TASK TO COMPLETE:
Quote every line of the material beneath this one.
=== EXTRACTED MATERIAL ===
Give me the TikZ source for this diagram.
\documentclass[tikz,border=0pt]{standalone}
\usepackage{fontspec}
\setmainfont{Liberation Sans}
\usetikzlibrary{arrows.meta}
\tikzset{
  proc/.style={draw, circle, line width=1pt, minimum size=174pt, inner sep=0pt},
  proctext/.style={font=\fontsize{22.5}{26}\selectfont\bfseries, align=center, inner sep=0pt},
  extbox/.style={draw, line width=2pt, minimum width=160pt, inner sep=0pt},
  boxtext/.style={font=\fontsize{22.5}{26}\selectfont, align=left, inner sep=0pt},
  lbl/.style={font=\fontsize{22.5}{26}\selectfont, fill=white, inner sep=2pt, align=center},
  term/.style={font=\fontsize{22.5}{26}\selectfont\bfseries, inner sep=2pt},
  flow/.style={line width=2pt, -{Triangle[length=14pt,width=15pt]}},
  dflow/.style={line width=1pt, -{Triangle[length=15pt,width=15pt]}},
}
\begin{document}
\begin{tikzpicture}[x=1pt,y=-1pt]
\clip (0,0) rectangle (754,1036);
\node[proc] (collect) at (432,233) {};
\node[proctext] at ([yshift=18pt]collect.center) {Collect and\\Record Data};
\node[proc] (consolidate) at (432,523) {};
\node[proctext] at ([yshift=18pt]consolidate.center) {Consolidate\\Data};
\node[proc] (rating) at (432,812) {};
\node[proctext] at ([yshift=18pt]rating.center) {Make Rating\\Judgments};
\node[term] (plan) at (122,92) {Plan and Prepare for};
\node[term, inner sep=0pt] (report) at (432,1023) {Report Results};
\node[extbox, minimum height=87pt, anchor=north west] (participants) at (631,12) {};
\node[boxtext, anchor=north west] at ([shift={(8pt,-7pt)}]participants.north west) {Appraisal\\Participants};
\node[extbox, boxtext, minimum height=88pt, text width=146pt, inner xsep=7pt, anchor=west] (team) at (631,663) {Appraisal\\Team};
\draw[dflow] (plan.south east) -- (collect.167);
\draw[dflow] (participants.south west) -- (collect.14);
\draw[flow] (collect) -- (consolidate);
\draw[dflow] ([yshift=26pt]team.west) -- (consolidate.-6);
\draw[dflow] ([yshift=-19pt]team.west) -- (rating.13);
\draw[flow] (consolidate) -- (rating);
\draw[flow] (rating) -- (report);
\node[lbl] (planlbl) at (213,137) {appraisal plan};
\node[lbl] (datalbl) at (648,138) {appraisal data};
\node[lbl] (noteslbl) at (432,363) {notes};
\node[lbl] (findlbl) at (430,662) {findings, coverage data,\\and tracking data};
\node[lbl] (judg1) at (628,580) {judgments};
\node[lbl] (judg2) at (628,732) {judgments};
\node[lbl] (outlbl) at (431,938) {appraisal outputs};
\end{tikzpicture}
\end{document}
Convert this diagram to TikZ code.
===
ANSWER IN FULL:
Give me the TikZ source for this diagram.
\documentclass[tikz,border=0pt]{standalone}
\usepackage{fontspec}
\setmainfont{Liberation Sans}
\usetikzlibrary{arrows.meta}
\tikzset{
  proc/.style={draw, circle, line width=1pt, minimum size=174pt, inner sep=0pt},
  proctext/.style={font=\fontsize{22.5}{26}\selectfont\bfseries, align=center, inner sep=0pt},
  extbox/.style={draw, line width=2pt, minimum width=160pt, inner sep=0pt},
  boxtext/.style={font=\fontsize{22.5}{26}\selectfont, align=left, inner sep=0pt},
  lbl/.style={font=\fontsize{22.5}{26}\selectfont, fill=white, inner sep=2pt, align=center},
  term/.style={font=\fontsize{22.5}{26}\selectfont\bfseries, inner sep=2pt},
  flow/.style={line width=2pt, -{Triangle[length=14pt,width=15pt]}},
  dflow/.style={line width=1pt, -{Triangle[length=15pt,width=15pt]}},
}
\begin{document}
\begin{tikzpicture}[x=1pt,y=-1pt]
\clip (0,0) rectangle (754,1036);
\node[proc] (collect) at (432,233) {};
\node[proctext] at ([yshift=18pt]collect.center) {Collect and\\Record Data};
\node[proc] (consolidate) at (432,523) {};
\node[proctext] at ([yshift=18pt]consolidate.center) {Consolidate\\Data};
\node[proc] (rating) at (432,812) {};
\node[proctext] at ([yshift=18pt]rating.center) {Make Rating\\Judgments};
\node[term] (plan) at (122,92) {Plan and Prepare for};
\node[term, inner sep=0pt] (report) at (432,1023) {Report Results};
\node[extbox, minimum height=87pt, anchor=north west] (participants) at (631,12) {};
\node[boxtext, anchor=north west] at ([shift={(8pt,-7pt)}]participants.north west) {Appraisal\\Participants};
\node[extbox, boxtext, minimum height=88pt, text width=146pt, inner xsep=7pt, anchor=west] (team) at (631,663) {Appraisal\\Team};
\draw[dflow] (plan.south east) -- (collect.167);
\draw[dflow] (participants.south west) -- (collect.14);
\draw[flow] (collect) -- (consolidate);
\draw[dflow] ([yshift=26pt]team.west) -- (consolidate.-6);
\draw[dflow] ([yshift=-19pt]team.west) -- (rating.13);
\draw[flow] (consolidate) -- (rating);
\draw[flow] (rating) -- (report);
\node[lbl] (planlbl) at (213,137) {appraisal plan};
\node[lbl] (datalbl) at (648,138) {appraisal data};
\node[lbl] (noteslbl) at (432,363) {notes};
\node[lbl] (findlbl) at (430,662) {findings, coverage data,\\and tracking data};
\node[lbl] (judg1) at (628,580) {judgments};
\node[lbl] (judg2) at (628,732) {judgments};
\node[lbl] (outlbl) at (431,938) {appraisal outputs};
\end{tikzpicture}
\end{document}
Convert this diagram to TikZ code.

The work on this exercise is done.